─── Provided material

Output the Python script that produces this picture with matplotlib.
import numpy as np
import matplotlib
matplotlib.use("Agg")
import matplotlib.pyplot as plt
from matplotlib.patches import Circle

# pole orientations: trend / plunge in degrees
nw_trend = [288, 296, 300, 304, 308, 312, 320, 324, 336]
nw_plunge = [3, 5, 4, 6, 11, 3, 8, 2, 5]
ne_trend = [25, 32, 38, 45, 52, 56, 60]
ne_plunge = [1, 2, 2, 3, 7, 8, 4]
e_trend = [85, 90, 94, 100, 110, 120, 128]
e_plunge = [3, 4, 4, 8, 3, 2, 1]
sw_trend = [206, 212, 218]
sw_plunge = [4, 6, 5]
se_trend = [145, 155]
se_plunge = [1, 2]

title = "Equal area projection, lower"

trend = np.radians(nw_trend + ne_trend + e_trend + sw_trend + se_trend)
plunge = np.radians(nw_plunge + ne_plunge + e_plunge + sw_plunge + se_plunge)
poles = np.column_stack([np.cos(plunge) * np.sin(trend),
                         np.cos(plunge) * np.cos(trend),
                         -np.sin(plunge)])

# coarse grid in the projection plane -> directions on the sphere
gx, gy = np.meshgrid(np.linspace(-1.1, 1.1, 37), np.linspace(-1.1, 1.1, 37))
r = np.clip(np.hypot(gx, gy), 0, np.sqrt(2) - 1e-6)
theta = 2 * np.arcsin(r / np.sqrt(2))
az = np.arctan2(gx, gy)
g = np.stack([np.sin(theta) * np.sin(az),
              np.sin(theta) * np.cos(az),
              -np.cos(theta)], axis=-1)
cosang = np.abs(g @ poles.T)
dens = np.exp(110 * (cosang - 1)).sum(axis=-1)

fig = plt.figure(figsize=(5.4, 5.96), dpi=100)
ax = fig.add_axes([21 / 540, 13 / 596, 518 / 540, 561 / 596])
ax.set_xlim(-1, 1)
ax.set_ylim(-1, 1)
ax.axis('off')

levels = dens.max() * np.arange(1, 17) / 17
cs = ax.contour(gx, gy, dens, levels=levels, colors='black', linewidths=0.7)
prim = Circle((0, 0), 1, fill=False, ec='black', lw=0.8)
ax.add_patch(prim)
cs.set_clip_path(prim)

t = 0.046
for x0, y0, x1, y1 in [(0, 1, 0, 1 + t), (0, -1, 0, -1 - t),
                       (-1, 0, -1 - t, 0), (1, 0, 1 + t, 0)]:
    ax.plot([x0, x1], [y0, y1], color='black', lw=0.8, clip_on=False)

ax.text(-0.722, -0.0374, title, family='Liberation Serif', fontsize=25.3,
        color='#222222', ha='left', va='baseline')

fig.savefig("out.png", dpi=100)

──────

From the opening line of the data above through the line that contains "from matplotlib.patches import Circle", please print each line as it stands and only those lines.

Completed task:
Output the Python script that produces this picture with matplotlib.
import numpy as np
import matplotlib
matplotlib.use("Agg")
import matplotlib.pyplot as plt
from matplotlib.patches import Circle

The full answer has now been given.